Possiamo ignorare che viviamo in un contesto politico in cui un Presidente del Consiglio, in un concesso internazionale, si è doluto del fatto che in Italia il potere politico non controlla l’ufficio del Pubblico Ministero e che la separazione delle carriere è un presupposto imprescindibile per consentire il ritorno del P.M. sotto l’egida del potere esecutivo?
Se noi smettiamo di considerare la separazione delle carriere una verità di fede e ci guardiamo dentro per capirne l’urgenza o quanto meno la ragionevolezza, allora dobbiamo concludere: sotto il vestito, niente. Né si usi come alibi il giusto processo, dal momento che l’introduzione del processo accusatorio esige, non la separazione delle carriere, ma la separazione delle funzioni giudicanti da quelle requirenti, che nel nostro ordinamento è stata compiutamente realizzata.
Ma ancora più pericolosa della separazione delle carriere sarebbe la ventilata istituzione di una c.d. “Alta Corte di Giustizia”, composta da membri nominati dal Parlamento, a cui affidare il controllo disciplinare sui magistrati.
I costituenti, evidentemente ispirati da una vera e propria idiosincrasia per le dittature, hanno posto dei paletti per garantire che il potere rimanesse diviso, vale a dire che il potere di iuris-dicere non potesse essere sottoposto al controllo del potere politico di governo.
Lo strumento attraverso cui nell’ordinamento si realizza l’indipendenza funzionale della magistratura è il Consiglio Superiore della Magistratura, che, per Costituzione, deve essere composto da una maggioranza di due terzi di magistrati eletti dagli appartenenti al corpo.
Due sono le funzioni principali del CSM, gestire le carriere dei magistrati e gestire il controllo disciplinare.

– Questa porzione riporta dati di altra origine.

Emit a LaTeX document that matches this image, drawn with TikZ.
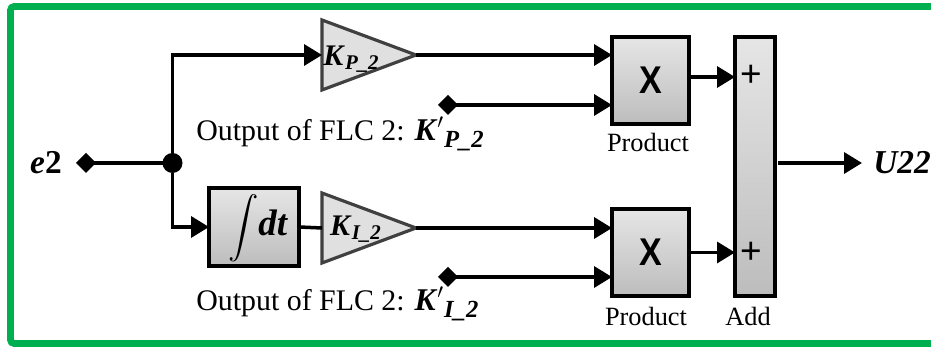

Tutte e due questa funzioni sono indispensabile per evitare che il potere politico possa influenzare l’esercizio indipendente (ed imparziale) della giurisdizione controllando la leva della carriera e dello status del singolo magistrato.
Sottrarre la leva disciplinare al CSM per affidarla ad un organo politico, significa nella sostanza affidare alle contingenti maggioranze parlamentari un controllo politico della magistratura, che diventerà in concreto molto meno indipendente.
Non è una questione astratta, quelli che sono in gioco non sono i massimi sistemi, ma l’esercizio dei diritti nella loro concretezza storica.
Basta fare un esempio. Quanti si rendono conto che in questo particolare momento storico in Italia, quel poco che rimane di libertà di espressione del pensiero e di pluralismo è appeso al filo dell’imparzialità e dell’indipendenza di 5 o 6 giudici?
Quando qualcuno si duole dell’aggressione a Repubblica o all’Unità da parte del premier, quanti si rendono conto che la frontiera sulla quale quella aggressione può essere fermata è la giurisdizione civile, ed in particolare una certa sezione del Tribunale di Roma, in cui pochi magistrati, esercitando sino ad ora in modo imparziale il proprio lavoro, hanno consentito che non venissero zittite le voci critiche che hanno fatto il controcanto alla narrazione politica dominante, venendoci a raccontare le miserie ed i misfatti degli uomini del potere?
Quanti si rendono conto che se, esiste ancora nella TV pubblica, quello spazio di pluralismo rappresentato dalla trasmissione di Santoro, ciò è dovuto all’intervento di un giudice, un giudice del lavoro che ha ordinato alla RAI di reintegrare il giornalista?
Quanto credete che potranno resistere questi pochi giudici quando sarà possibile scagliare contro di loro azioni disciplinari faziose che saranno giudicate da un giudice composto in maggioranza da ies-men del nostro amabile presidente?